** BEGIN **
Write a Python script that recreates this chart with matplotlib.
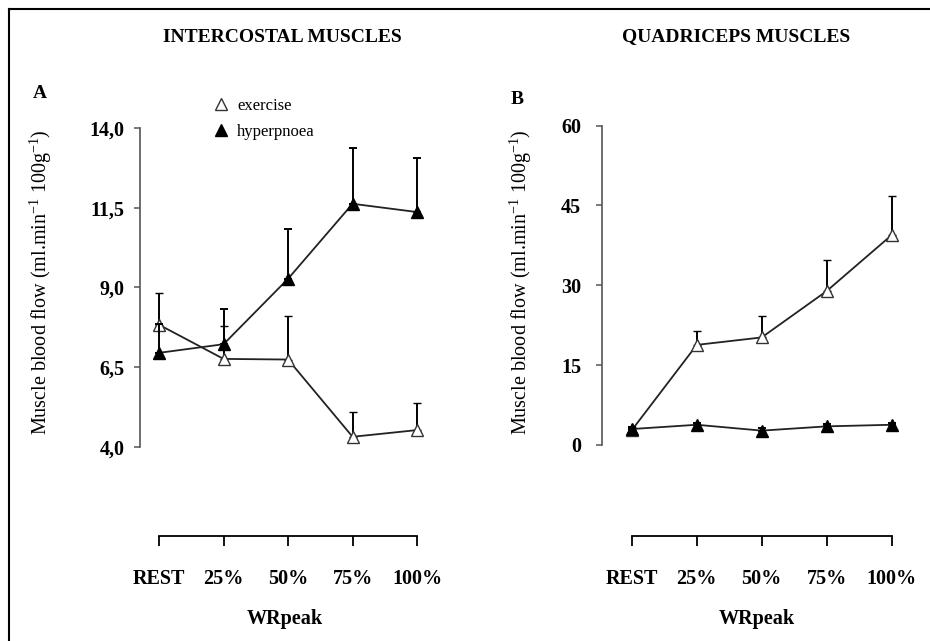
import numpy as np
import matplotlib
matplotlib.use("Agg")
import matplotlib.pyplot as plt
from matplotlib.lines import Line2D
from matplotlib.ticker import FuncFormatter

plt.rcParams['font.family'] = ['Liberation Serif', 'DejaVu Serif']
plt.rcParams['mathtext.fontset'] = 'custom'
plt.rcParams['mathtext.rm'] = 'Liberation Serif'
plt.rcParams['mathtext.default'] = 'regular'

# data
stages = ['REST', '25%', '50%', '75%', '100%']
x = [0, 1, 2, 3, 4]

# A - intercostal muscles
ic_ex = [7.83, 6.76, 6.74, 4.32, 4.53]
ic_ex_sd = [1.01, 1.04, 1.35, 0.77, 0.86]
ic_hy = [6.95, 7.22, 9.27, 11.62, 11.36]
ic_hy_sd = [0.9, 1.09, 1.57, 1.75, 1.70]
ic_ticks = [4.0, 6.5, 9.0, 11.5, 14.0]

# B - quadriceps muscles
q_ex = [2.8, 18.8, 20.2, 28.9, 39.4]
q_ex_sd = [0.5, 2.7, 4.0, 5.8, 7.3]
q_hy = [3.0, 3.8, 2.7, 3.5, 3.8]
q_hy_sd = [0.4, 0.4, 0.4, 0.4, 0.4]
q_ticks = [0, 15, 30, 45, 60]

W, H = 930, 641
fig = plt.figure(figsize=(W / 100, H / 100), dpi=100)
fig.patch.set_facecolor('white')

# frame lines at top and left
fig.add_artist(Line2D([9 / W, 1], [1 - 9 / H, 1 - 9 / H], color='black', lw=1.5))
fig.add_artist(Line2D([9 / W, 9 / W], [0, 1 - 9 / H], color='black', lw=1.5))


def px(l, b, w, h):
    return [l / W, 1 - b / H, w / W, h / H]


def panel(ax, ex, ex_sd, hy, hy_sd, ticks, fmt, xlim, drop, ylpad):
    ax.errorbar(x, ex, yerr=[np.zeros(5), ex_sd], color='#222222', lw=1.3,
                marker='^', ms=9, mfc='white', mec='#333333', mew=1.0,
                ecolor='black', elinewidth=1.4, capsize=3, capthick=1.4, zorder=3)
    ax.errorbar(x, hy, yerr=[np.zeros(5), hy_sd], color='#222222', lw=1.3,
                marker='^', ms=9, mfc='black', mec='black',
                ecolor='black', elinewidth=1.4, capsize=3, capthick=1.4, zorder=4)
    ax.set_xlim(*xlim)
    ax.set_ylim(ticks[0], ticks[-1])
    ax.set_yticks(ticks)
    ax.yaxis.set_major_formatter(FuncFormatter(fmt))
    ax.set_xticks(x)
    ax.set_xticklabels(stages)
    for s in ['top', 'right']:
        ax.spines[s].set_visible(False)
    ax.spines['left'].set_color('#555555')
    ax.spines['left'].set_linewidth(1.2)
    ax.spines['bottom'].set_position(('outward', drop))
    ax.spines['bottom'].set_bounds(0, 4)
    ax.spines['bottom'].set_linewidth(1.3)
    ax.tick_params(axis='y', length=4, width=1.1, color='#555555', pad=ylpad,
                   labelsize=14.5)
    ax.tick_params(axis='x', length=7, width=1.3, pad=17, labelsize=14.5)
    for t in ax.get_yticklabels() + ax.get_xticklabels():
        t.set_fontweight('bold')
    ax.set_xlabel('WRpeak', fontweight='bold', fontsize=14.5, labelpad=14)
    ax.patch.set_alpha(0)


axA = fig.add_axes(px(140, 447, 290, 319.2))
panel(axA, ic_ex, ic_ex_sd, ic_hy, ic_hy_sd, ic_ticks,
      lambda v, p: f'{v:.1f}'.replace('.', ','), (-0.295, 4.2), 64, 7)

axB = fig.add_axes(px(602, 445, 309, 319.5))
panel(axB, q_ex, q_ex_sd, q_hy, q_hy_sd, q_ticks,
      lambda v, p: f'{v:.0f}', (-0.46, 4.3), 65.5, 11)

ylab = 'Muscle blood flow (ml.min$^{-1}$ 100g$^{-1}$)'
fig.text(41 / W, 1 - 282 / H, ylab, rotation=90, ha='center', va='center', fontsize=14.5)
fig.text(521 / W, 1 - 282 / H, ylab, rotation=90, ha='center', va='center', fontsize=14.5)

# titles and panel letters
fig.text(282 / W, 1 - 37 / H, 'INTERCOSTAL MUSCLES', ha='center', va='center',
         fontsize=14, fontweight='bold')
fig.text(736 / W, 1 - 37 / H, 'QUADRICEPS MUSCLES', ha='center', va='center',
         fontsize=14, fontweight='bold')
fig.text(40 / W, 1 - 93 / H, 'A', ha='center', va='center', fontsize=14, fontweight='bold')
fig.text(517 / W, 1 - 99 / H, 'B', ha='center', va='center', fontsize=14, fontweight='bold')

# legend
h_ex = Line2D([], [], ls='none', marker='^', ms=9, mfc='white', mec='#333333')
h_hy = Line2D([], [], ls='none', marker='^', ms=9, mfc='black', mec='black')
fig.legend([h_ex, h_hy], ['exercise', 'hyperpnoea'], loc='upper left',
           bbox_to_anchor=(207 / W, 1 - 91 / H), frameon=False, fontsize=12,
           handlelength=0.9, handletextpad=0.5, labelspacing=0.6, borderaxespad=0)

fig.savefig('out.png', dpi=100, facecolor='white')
** END **
*WRITTEN TASK:* Take the material above from its first line through the line holding "return [l / W, 1 - b / H, w / W, h / H]" and set it down exactly, without the pictures.

*RESPONSE TO THE EXERCISE:*
Write a Python script that recreates this chart with matplotlib.
import numpy as np
import matplotlib
matplotlib.use("Agg")
import matplotlib.pyplot as plt
from matplotlib.lines import Line2D
from matplotlib.ticker import FuncFormatter

plt.rcParams['font.family'] = ['Liberation Serif', 'DejaVu Serif']
plt.rcParams['mathtext.fontset'] = 'custom'
plt.rcParams['mathtext.rm'] = 'Liberation Serif'
plt.rcParams['mathtext.default'] = 'regular'

# data
stages = ['REST', '25%', '50%', '75%', '100%']
x = [0, 1, 2, 3, 4]

# A - intercostal muscles
ic_ex = [7.83, 6.76, 6.74, 4.32, 4.53]
ic_ex_sd = [1.01, 1.04, 1.35, 0.77, 0.86]
ic_hy = [6.95, 7.22, 9.27, 11.62, 11.36]
ic_hy_sd = [0.9, 1.09, 1.57, 1.75, 1.70]
ic_ticks = [4.0, 6.5, 9.0, 11.5, 14.0]

# B - quadriceps muscles
q_ex = [2.8, 18.8, 20.2, 28.9, 39.4]
q_ex_sd = [0.5, 2.7, 4.0, 5.8, 7.3]
q_hy = [3.0, 3.8, 2.7, 3.5, 3.8]
q_hy_sd = [0.4, 0.4, 0.4, 0.4, 0.4]
q_ticks = [0, 15, 30, 45, 60]

W, H = 930, 641
fig = plt.figure(figsize=(W / 100, H / 100), dpi=100)
fig.patch.set_facecolor('white')

# frame lines at top and left
fig.add_artist(Line2D([9 / W, 1], [1 - 9 / H, 1 - 9 / H], color='black', lw=1.5))
fig.add_artist(Line2D([9 / W, 9 / W], [0, 1 - 9 / H], color='black', lw=1.5))


def px(l, b, w, h):
    return [l / W, 1 - b / H, w / W, h / H]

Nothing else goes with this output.